Corporate Japan is facing a historic reshuffle of the Tokyo Stock Exchange and aggressive new guidelines from proxy advisers designed to compel a selldown of the country’s widely criticised “cross-shareholding” networks.
The changes could force companies in banking, construction, food and transportation — sectors in which the problem is most acute — to offload cross-held shares over the next few weeks to flatter their appearances ahead of Japan’s financial year-end in March, analysts said.
Cross-shareholdings are interconnected portfolios of ownership by listed Japanese companies in each other, which protect underperforming managements with a cushion of automatic investor support.
Although cross-holdings have been in decline since a 1990s peak, companies justify them as necessary to “maintain business relationships” — infuriating fund managers who view such webs as a recipe for complacency, low returns on equity and poor governance.
Almost 11 per cent of Japan’s listed companies have a listed shareholder owning a slice of more than 30 per cent. That compares with 0.9 per cent in the US and 0.2 per cent in the UK.
“The opportunities for nefariously exploiting this in Japan are far greater because the legal infrastructure covering the issue is so much laxer,” said CLSA Japan strategist Nicholas Smith.
But there are growing signs of a multipronged assault on the practice.
In a significant overhaul in April, the TSE will streamline its six boards and 3,753 listed stocks to three tiers: prime, standard and growth. Membership of the desirable prime index will depend on the March 31 level of free-floating market capitalisation, excluding cross-held shares.
The change should in theory push a number of companies into asking cross-holders to sell down stakes before end-March to qualify for the prime index and the huge investment that will track the new index, said Mizuho Securities chief strategist Masatoshi Kikuchi.
In October, US proxy adviser ISS implemented new guidelines calling for investors to vote at shareholder meetings against directors at any company that allocates 20 per cent or more of its net assets to cross-shareholdings. The proposals will apply starting February 2022 but will be based on holdings as of March 31 this year.

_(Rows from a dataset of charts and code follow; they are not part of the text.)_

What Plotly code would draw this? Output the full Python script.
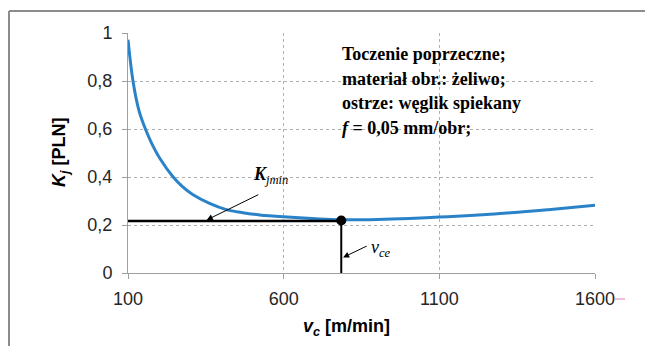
import plotly.graph_objects as go

# ---- data ----
vc = [100, 116, 135, 156, 178, 202, 245, 275, 309, 362, 416, 469, 523, 599,
      705, 785, 900, 1004, 1100, 1200, 1330, 1450, 1600]
kj = [0.972, 0.80, 0.678, 0.60, 0.535, 0.478, 0.40, 0.36, 0.326, 0.29, 0.264,
      0.251, 0.242, 0.234, 0.226, 0.222, 0.223, 0.227, 0.233, 0.240, 0.251,
      0.264, 0.282]

vce = 785          # optimum cutting speed
kjmin = 0.217      # minimum cost

x_ticks = [100, 600, 1100, 1600]
x_ticklabels = ["100", "600", "1100", "1600"]
y_ticks = [0, 0.2, 0.4, 0.6, 0.8, 1]
y_ticklabels = ["0", "0,2", "0,4", "0,6", "0,8", "1"]

info_lines = [
    "<b>Toczenie poprzeczne;</b>",
    "<b>materiał obr.: żeliwo;</b>",
    "<b>ostrze: węglik spiekany</b>",
    "<b><i>f</i> = 0,05 mm/obr;</b>",
]

W, H = 645, 346
L, R, T, B = 128, 50, 33, 73
PW, PH = W - L - R, H - T - B


def px(x):
    return (x - L) / PW


def py(y):
    return (H - B - y) / PH


fig = go.Figure()

# cost curve
fig.add_trace(go.Scatter(
    x=vc, y=kj, mode="lines",
    line=dict(color="#2a83c9", width=3, shape="spline", smoothing=1.0),
    hoverinfo="skip", showlegend=False))

# horizontal line to the minimum
fig.add_trace(go.Scatter(
    x=[vc[0], vce], y=[kjmin, kjmin], mode="lines",
    line=dict(color="black", width=2.5), hoverinfo="skip", showlegend=False))
# vertical line from minimum
fig.add_trace(go.Scatter(
    x=[vce, vce], y=[kjmin, 0], mode="lines",
    line=dict(color="black", width=2), hoverinfo="skip", showlegend=False))
# minimum dot
fig.add_trace(go.Scatter(
    x=[vce], y=[kjmin + 0.002], mode="markers",
    marker=dict(color="black", size=10), hoverinfo="skip", showlegend=False))

axis_common = dict(
    showline=True, linecolor="#a0a0a0", linewidth=1,
    showgrid=True, gridcolor="#b0b0b0", gridwidth=1, griddash="dot",
    ticks="outside", ticklen=5, tickcolor="#a0a0a0",
    tickfont=dict(family="Liberation Sans, Arial", size=18, color="#262626"),
    zeroline=False, automargin=False,
)

fig.update_xaxes(range=[100, 1600], tickvals=x_ticks, ticktext=x_ticklabels,
                 ticklabelstandoff=4, **axis_common)
fig.update_yaxes(range=[0, 1], tickvals=y_ticks, ticktext=y_ticklabels,
                 ticklabelstandoff=6, **axis_common)

shapes = []
# white box behind info text (covers gridlines)
shapes.append(dict(type="rect", xref="paper", yref="paper",
                   x0=px(341), x1=px(540), y0=py(160), y1=py(47),
                   fillcolor="white", line=dict(width=0), layer="between"))
# outer frame (cut at right and bottom)
shapes.append(dict(type="line", xref="paper", yref="paper",
                   x0=px(9), x1=px(650), y0=py(11), y1=py(11),
                   line=dict(color="#8c8c8c", width=2)))
shapes.append(dict(type="line", xref="paper", yref="paper",
                   x0=px(9), x1=px(9), y0=py(11), y1=py(350),
                   line=dict(color="#8c8c8c", width=2)))
# small pink stray mark next to 1600 label
shapes.append(dict(type="line", xref="paper", yref="paper",
                   x0=px(615), x1=px(625), y0=py(299), y1=py(299),
                   line=dict(color="#e87ab0", width=1)))

annotations = []
for i, line in enumerate(info_lines):
    annotations.append(dict(
        xref="paper", yref="paper", x=px(340), y=py(54 + 24.5 * i),
        xanchor="left", yanchor="middle", text=line, showarrow=False,
        font=dict(family="Liberation Serif, Times New Roman", size=18, color="black")))

# arrow to K_jmin line
annotations.append(dict(
    x=353, y=kjmin + 0.004, xref="x", yref="y", text="", showarrow=True,
    ax=53, ay=-26, arrowhead=2, arrowsize=1.2, arrowwidth=1, arrowcolor="black"))
annotations.append(dict(
    xref="paper", yref="paper", x=px(270), y=py(175), text="<b><i>K</i></b><i><sub>jmin</sub></i>",
    showarrow=False, xanchor="center", yanchor="middle",
    font=dict(family="Liberation Serif, Times New Roman", size=18, color="black")))

# arrow to v_ce line
annotations.append(dict(
    x=vce + 6, y=0.065, xref="x", yref="y", text="", showarrow=True,
    ax=25, ay=-12, arrowhead=2, arrowsize=1.2, arrowwidth=1, arrowcolor="black"))
annotations.append(dict(
    xref="paper", yref="paper", x=px(381), y=py(248), text="<i>v<sub>ce</sub></i>",
    showarrow=False, xanchor="center", yanchor="middle",
    font=dict(family="Liberation Serif, Times New Roman", size=18, color="black")))

# axis titles
annotations.append(dict(
    xref="paper", yref="paper", x=px(60), y=py(152),
    text="<b><i>K</i><sub><i>j</i></sub> [PLN]</b>", textangle=-90,
    showarrow=False, xanchor="center", yanchor="middle",
    font=dict(family="Liberation Sans, Arial", size=18, color="black")))
annotations.append(dict(
    xref="paper", yref="paper", x=px(346), y=py(327),
    text="<b><i>v</i><sub><i>c</i></sub> [m/min]</b>",
    showarrow=False, xanchor="center", yanchor="middle",
    font=dict(family="Liberation Sans, Arial", size=18, color="black")))

fig.update_layout(
    width=W, height=H,
    margin=dict(l=L, r=R, t=T, b=B, autoexpand=False),
    paper_bgcolor="white", plot_bgcolor="white",
    shapes=shapes, annotations=annotations, showlegend=False,
    hovermode=False,
)

fig.write_html("out.html", config={"displayModeBar": False, "staticPlot": True},
               post_script="document.body.style.margin='0';document.body.style.padding='0';")
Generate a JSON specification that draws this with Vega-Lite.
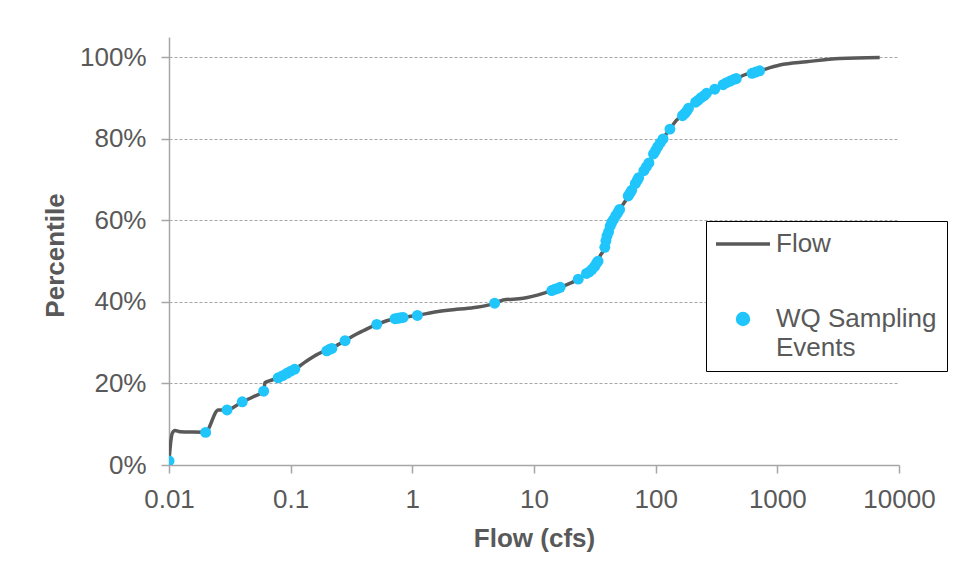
{
  "$schema": "https://vega.github.io/schema/vega-lite/v6.json",
  "width": 730,
  "height": 428,
  "autosize": "none",
  "padding": {"left": 169, "top": 37, "right": 57, "bottom": 116},
  "background": "white",
  "datasets": {
    "flow": [
      {"flow": 0.01, "pct": 0.008},
      {"flow": 0.0102, "pct": 0.04},
      {"flow": 0.01064, "pct": 0.0778},
      {"flow": 0.0112, "pct": 0.0845},
      {"flow": 0.01231, "pct": 0.0817},
      {"flow": 0.01913, "pct": 0.0802},
      {"flow": 0.0199, "pct": 0.08},
      {"flow": 0.0254, "pct": 0.1349},
      {"flow": 0.0298, "pct": 0.135},
      {"flow": 0.0398, "pct": 0.1545},
      {"flow": 0.0493, "pct": 0.1675},
      {"flow": 0.06, "pct": 0.1808},
      {"flow": 0.0615, "pct": 0.2019},
      {"flow": 0.0676, "pct": 0.2068},
      {"flow": 0.0791, "pct": 0.2141},
      {"flow": 0.0927, "pct": 0.2249},
      {"flow": 0.1084, "pct": 0.2347},
      {"flow": 0.127, "pct": 0.2494},
      {"flow": 0.1534, "pct": 0.2656},
      {"flow": 0.1853, "pct": 0.2779},
      {"flow": 0.1976, "pct": 0.2804},
      {"flow": 0.2173, "pct": 0.2862},
      {"flow": 0.2794, "pct": 0.3049},
      {"flow": 0.3486, "pct": 0.3213},
      {"flow": 0.395, "pct": 0.3294},
      {"flow": 0.509, "pct": 0.3451},
      {"flow": 0.743, "pct": 0.3598},
      {"flow": 0.842, "pct": 0.3623},
      {"flow": 1.097, "pct": 0.3672},
      {"flow": 1.584, "pct": 0.376},
      {"flow": 2.312, "pct": 0.3819},
      {"flow": 3.376, "pct": 0.3868},
      {"flow": 4.745, "pct": 0.3966},
      {"flow": 5.583, "pct": 0.4047},
      {"flow": 8.152, "pct": 0.4089},
      {"flow": 11.9, "pct": 0.4211},
      {"flow": 14.38, "pct": 0.4292},
      {"flow": 16.33, "pct": 0.4359},
      {"flow": 23.08, "pct": 0.4555},
      {"flow": 27.05, "pct": 0.4702},
      {"flow": 30.65, "pct": 0.4825},
      {"flow": 32.69, "pct": 0.4947},
      {"flow": 35.26, "pct": 0.5151},
      {"flow": 38.24, "pct": 0.534},
      {"flow": 39.5, "pct": 0.56},
      {"flow": 42.05, "pct": 0.5845},
      {"flow": 44.75, "pct": 0.6009},
      {"flow": 50.13, "pct": 0.6255},
      {"flow": 55.84, "pct": 0.6458},
      {"flow": 61.38, "pct": 0.6664},
      {"flow": 69.67, "pct": 0.6949},
      {"flow": 84.19, "pct": 0.7317},
      {"flow": 98.5, "pct": 0.7685},
      {"flow": 115.2, "pct": 0.8013},
      {"flow": 130.8, "pct": 0.8241},
      {"flow": 148.5, "pct": 0.8462},
      {"flow": 173.7, "pct": 0.8626},
      {"flow": 185.0, "pct": 0.8749},
      {"flow": 223.5, "pct": 0.8953},
      {"flow": 262.0, "pct": 0.9117},
      {"flow": 306.5, "pct": 0.9215},
      {"flow": 370.4, "pct": 0.9362},
      {"flow": 447.6, "pct": 0.946},
      {"flow": 558.4, "pct": 0.959},
      {"flow": 632.5, "pct": 0.9622},
      {"flow": 718.2, "pct": 0.9671},
      {"flow": 1048, "pct": 0.9811},
      {"flow": 1738, "pct": 0.9892},
      {"flow": 3256, "pct": 0.9975},
      {"flow": 6941, "pct": 1.0}
    ],
    "wq": [
      {"flow": 0.01, "pct": 0.01},
      {"flow": 0.02, "pct": 0.08},
      {"flow": 0.03, "pct": 0.135},
      {"flow": 0.04, "pct": 0.155},
      {"flow": 0.06, "pct": 0.181},
      {"flow": 0.079, "pct": 0.214},
      {"flow": 0.086, "pct": 0.219},
      {"flow": 0.093, "pct": 0.225},
      {"flow": 0.1, "pct": 0.23},
      {"flow": 0.108, "pct": 0.235},
      {"flow": 0.198, "pct": 0.28},
      {"flow": 0.21, "pct": 0.284},
      {"flow": 0.218, "pct": 0.286},
      {"flow": 0.28, "pct": 0.305},
      {"flow": 0.51, "pct": 0.345},
      {"flow": 0.72, "pct": 0.359},
      {"flow": 0.76, "pct": 0.36},
      {"flow": 0.8, "pct": 0.361},
      {"flow": 0.84, "pct": 0.362},
      {"flow": 1.1, "pct": 0.367},
      {"flow": 4.75, "pct": 0.397},
      {"flow": 14.0, "pct": 0.428},
      {"flow": 14.8, "pct": 0.431},
      {"flow": 15.6, "pct": 0.433},
      {"flow": 16.4, "pct": 0.436},
      {"flow": 23.1, "pct": 0.456},
      {"flow": 27.0, "pct": 0.47},
      {"flow": 28.5, "pct": 0.474},
      {"flow": 30.0, "pct": 0.48},
      {"flow": 31.5, "pct": 0.487},
      {"flow": 32.7, "pct": 0.495},
      {"flow": 33.6, "pct": 0.5},
      {"flow": 38.2, "pct": 0.534},
      {"flow": 39.0, "pct": 0.55},
      {"flow": 39.8, "pct": 0.562},
      {"flow": 41.0, "pct": 0.572},
      {"flow": 42.3, "pct": 0.586},
      {"flow": 43.5, "pct": 0.595},
      {"flow": 45.0, "pct": 0.602},
      {"flow": 47.0, "pct": 0.612},
      {"flow": 49.0, "pct": 0.62},
      {"flow": 50.5, "pct": 0.627},
      {"flow": 59.5, "pct": 0.66},
      {"flow": 61.5, "pct": 0.667},
      {"flow": 63.5, "pct": 0.674},
      {"flow": 68.0, "pct": 0.69},
      {"flow": 70.5, "pct": 0.698},
      {"flow": 72.5, "pct": 0.705},
      {"flow": 80.0, "pct": 0.722},
      {"flow": 84.0, "pct": 0.732},
      {"flow": 88.0, "pct": 0.741},
      {"flow": 96.0, "pct": 0.763},
      {"flow": 100.0, "pct": 0.772},
      {"flow": 104.0, "pct": 0.781},
      {"flow": 109.0, "pct": 0.79},
      {"flow": 115.0, "pct": 0.8},
      {"flow": 131.0, "pct": 0.824},
      {"flow": 166.0, "pct": 0.857},
      {"flow": 173.0, "pct": 0.862},
      {"flow": 180.0, "pct": 0.868},
      {"flow": 186.0, "pct": 0.875},
      {"flow": 213.0, "pct": 0.89},
      {"flow": 224.0, "pct": 0.895},
      {"flow": 236.0, "pct": 0.901},
      {"flow": 250.0, "pct": 0.906},
      {"flow": 262.0, "pct": 0.912},
      {"flow": 306.0, "pct": 0.922},
      {"flow": 358.0, "pct": 0.933},
      {"flow": 382.0, "pct": 0.938},
      {"flow": 410.0, "pct": 0.942},
      {"flow": 440.0, "pct": 0.946},
      {"flow": 460.0, "pct": 0.948},
      {"flow": 620.0, "pct": 0.961},
      {"flow": 665.0, "pct": 0.964},
      {"flow": 715.0, "pct": 0.967}
    ]
  },
  "config": {
    "font": "Liberation Sans",
    "view": {"stroke": null},
    "axis": {
      "labelFont": "Liberation Sans",
      "titleFont": "Liberation Sans",
      "labelFontSize": 26,
      "titleFontSize": 26,
      "labelColor": "#595959",
      "titleColor": "#595959",
      "titleFontWeight": "bold",
      "domainColor": "#A6A6A6",
      "tickColor": "#A6A6A6",
      "domainWidth": 1.5,
      "tickWidth": 1.5,
      "tickSize": 8
    }
  },
  "layer": [
    {
      "data": {"name": "flow"},
      "mark": {"type": "line", "strokeWidth": 3.5, "interpolate": "monotone", "clip": true},
      "encoding": {
        "x": {
          "field": "flow",
          "type": "quantitative",
          "scale": {"type": "log", "domain": [0.01, 10000], "nice": false},
          "axis": {
            "title": "Flow (cfs)",
            "values": [0.01, 0.1, 1, 10, 100, 1000, 10000],
            "labelExpr": "format(datum.value, '~g')",
            "grid": false,
            "labelPadding": 13,
            "labelFlush": false,
            "labelOverlap": false,
            "titleBaseline": "alphabetic",
            "titleY": 81,
            "titleX": 365
          }
        },
        "y": {
          "field": "pct",
          "type": "quantitative",
          "scale": {"domain": [0, 1.05], "nice": false},
          "axis": {
            "title": "Percentile",
            "values": [0, 0.2, 0.4, 0.6, 0.8, 1.0],
            "format": ".0%",
            "grid": true,
            "gridColor": "#A6A6A6",
            "gridDash": [3, 2],
            "gridWidth": 1.2,
            "labelPadding": 15,
            "titleAngle": -90,
            "titleBaseline": "alphabetic",
            "titleAlign": "center",
            "titleX": -106,
            "titleY": 218
          }
        },
        "color": {
          "datum": "Flow",
          "type": "nominal",
          "scale": {"domain": ["Flow", "WQ Sampling Events"], "range": ["#595959", "#1FC5FB"]},
          "legend": {
            "title": null,
            "orient": "none",
            "legendX": 537,
            "legendY": 184,
            "strokeColor": "#000000",
            "fillColor": "#FFFFFF",
            "padding": 10,
            "labelFont": "Liberation Sans",
            "labelFontSize": 26,
            "labelColor": "#595959",
            "labelOffset": 6,
            "labelLimit": 400,
            "symbolSize": 2916,
            "symbolStrokeWidth": 3.5,
            "rowPadding": 49,
            "labelExpr": "datum.label == 'WQ Sampling Events' ? ['WQ Sampling', 'Events'] : datum.label",
            "encode": {
              "symbols": {
                "update": {
                  "x": {"value": 27},
                  "shape": {"signal": "datum.value == 'Flow' ? 'stroke' : 'circle'"},
                  "size": {"signal": "datum.value == 'Flow' ? 2916 : 120"},
                  "fill": {"signal": "datum.value == 'Flow' ? 'transparent' : '#1FC5FB'"},
                  "stroke": {"signal": "datum.value == 'Flow' ? '#595959' : 'transparent'"},
                  "strokeWidth": {"value": 3.5}
                }
              },
              "labels": {
                "update": {
                  "x": {"value": 60},
                  "lineHeight": {"value": 29}
                }
              }
            }
          }
        }
      }
    },
    {
      "data": {"name": "wq"},
      "mark": {"type": "point", "filled": true, "size": 120, "opacity": 1, "clip": true},
      "encoding": {
        "x": {"field": "flow", "type": "quantitative"},
        "y": {"field": "pct", "type": "quantitative"},
        "color": {"datum": "WQ Sampling Events", "type": "nominal"}
      }
    }
  ]
}
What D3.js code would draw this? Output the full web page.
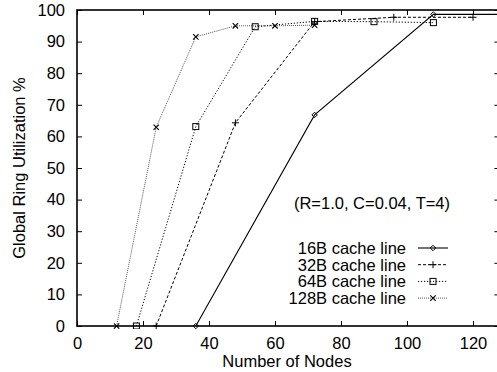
<!DOCTYPE html>
<html><head><meta charset="utf-8">
<script src="https://cdn.jsdelivr.net/npm/d3@7/dist/d3.min.js"></script>
<style>body{margin:0;background:#fff}svg{display:block}text{font-family:"Liberation Sans",Arial,sans-serif;fill:#000}</style>
</head><body><svg id="c" width="497" height="372"></svg>
<script>
const xTicks = [0,20,40,60,80,100,120];
const yTicks = [0,10,20,30,40,50,60,70,80,90,100];
const series16 = [[36,0],[72,66.8],[108,98.6],[144,98.6]];
const series32 = [[24,0],[48,64.3],[72,96.3],[96,97.7],[120,97.7]];
const series64 = [[18,0],[36,63.1],[54,94.7],[72,96.4],[90,96.3],[108,96.0]];
const series128 = [[12,0],[24,62.9],[36,91.5],[48,95.0],[60,95.0],[72,95.2]];
const labels = ["16B cache line","32B cache line","64B cache line","128B cache line"];
const annotation = "(R=1.0, C=0.04, T=4)";

const FS = "16.5px";
const svg = d3.select("#c");
const L=77, R=499.4, T=10, B=326;
const x = d3.scaleLinear().domain([0,128]).range([L,R]);
const y = d3.scaleLinear().domain([0,100]).range([B,T]);

svg.append("defs").append("clipPath").attr("id","clip").append("rect")
  .attr("x",L).attr("y",T-3).attr("width",R-L).attr("height",B-T+6);

const tl = 5;
const gx = svg.append("g").attr("transform",`translate(0,${B})`)
  .call(d3.axisBottom(x).tickValues(xTicks).tickSize(-tl).tickPadding(11));
const gxt = svg.append("g").attr("transform",`translate(0,${T})`)
  .call(d3.axisTop(x).tickValues(xTicks).tickSize(-tl).tickFormat(""));
const gy = svg.append("g").attr("transform",`translate(${L},0)`)
  .call(d3.axisLeft(y).tickValues(yTicks).tickSize(-tl).tickPadding(12));
const gyr = svg.append("g").attr("transform",`translate(${R},0)`)
  .call(d3.axisRight(y).tickValues(yTicks).tickSize(-tl).tickFormat(""));
[gx,gxt,gy,gyr].forEach(g=>{
  g.select(".domain").remove();
  g.selectAll(".tick line").attr("stroke","#000").attr("stroke-width",1);
  g.selectAll("text").style("font-size",FS).attr("fill","#000");
});
gx.selectAll("text").attr("dy","0.71em");

const styles = [
  {data:series16, color:"#000", dash:null, w:1.1, m:"diamond"},
  {data:series32, color:"#000", dash:"3,2", w:1, m:"plus"},
  {data:series64, color:"#000", dash:"1.2,1.8", w:1, m:"square"},
  {data:series128, color:"#555", dash:"1,1", w:1, m:"cross"}
];
const line = d3.line().x(d=>x(d[0])).y(d=>y(d[1]));
const plot = svg.append("g").attr("clip-path","url(#clip)");

function marker(g, type, cx, cy){
  if(type==="diamond"){
    g.append("path").attr("d",`M${cx},${cy-2.7}L${cx+2.7},${cy}L${cx},${cy+2.7}L${cx-2.7},${cy}Z`)
     .attr("fill","none").attr("stroke","#000").attr("stroke-width",1);
  } else if(type==="plus"){
    g.append("path").attr("d",`M${cx-3.5},${cy}H${cx+3.5}M${cx},${cy-3.5}V${cy+3.5}`)
     .attr("stroke","#000").attr("stroke-width",1);
  } else if(type==="square"){
    g.append("rect").attr("x",cx-3).attr("y",cy-3).attr("width",6).attr("height",6)
     .attr("fill","none").attr("stroke","#000").attr("stroke-width",1);
  } else {
    g.append("path").attr("d",`M${cx-2.7},${cy-2.7}L${cx+2.7},${cy+2.7}M${cx-2.7},${cy+2.7}L${cx+2.7},${cy-2.7}`)
     .attr("stroke","#000").attr("stroke-width",1.1);
  }
}

styles.slice().reverse().forEach(s=>{
  plot.append("path").datum(s.data).attr("d",line).attr("fill","none")
    .attr("stroke",s.color).attr("stroke-width",s.w)
    .attr("stroke-dasharray",s.dash);
  s.data.filter(d=>d[0]<=128).forEach(d=>marker(plot,s.m,x(d[0]),y(d[1])));
});

svg.append("rect").attr("x",L).attr("y",T).attr("width",R-L).attr("height",B-T)
  .attr("fill","none").attr("stroke","#000").attr("stroke-width",1.6);

svg.append("text").attr("x",287).attr("y",367).attr("text-anchor","middle")
  .style("font-size",FS).text("Number of Nodes");
svg.append("text").attr("transform","translate(25,168) rotate(-90)").attr("text-anchor","middle")
  .style("font-size",FS).text("Global Ring Utilization %");

svg.append("text").attr("x",372).attr("y",209).attr("text-anchor","middle")
  .style("font-size",FS).text(annotation);

const ly0 = 248, ldy = 16.7;
styles.forEach((s,i)=>{
  const yy = ly0 + i*ldy;
  svg.append("text").attr("x",406).attr("y",yy).attr("dy","0.36em").attr("text-anchor","end")
    .style("font-size",FS).text(labels[i]);
  svg.append("line").attr("x1",418).attr("x2",448).attr("y1",yy).attr("y2",yy)
    .attr("stroke",s.color).attr("stroke-width",s.w).attr("stroke-dasharray",s.dash);
  marker(svg,s.m,433,yy);
});
</script></body></html>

Rival proxy adviser Glass Lewis followed suit with a tougher proposal, putting the cut-off line at 10 per cent.
According to Goldman Sachs, about 9 per cent of companies listed on the TSE’s first section will not meet the ISS requirement, including advertising group Dentsu, Kyocera, and Mitsubishi Heavy Industries.
While many analysts foresee a decisive impact on Japan’s biggest corporate names and its huge hinterland of mid-cap listed companies, others warn investors to expect a reform-crushing campaign from the powerful Keidanren business lobby.
ISS and Glass Lewis are not as influential in Japan as in the US, analysts note, and separate efforts to convince investors to vote against underperforming managements have failed.
Recent activist campaigns have targeted cross-held shares, resulting in accelerated sales of “strategic holdings” by companies including Fujitsu, shipping group NYK Line and trading house Mitsui.
But the complicated cross-shareholdings held by Toyota, one of the country’s most powerful companies, underscore the limited progress.
While Japan’s largest carmaker has offloaded holdings in some of its suppliers in recent years it still held shares in 65 listed companies as of end-March 2020 — a figure that is even larger when considering other holdings held by its group companies.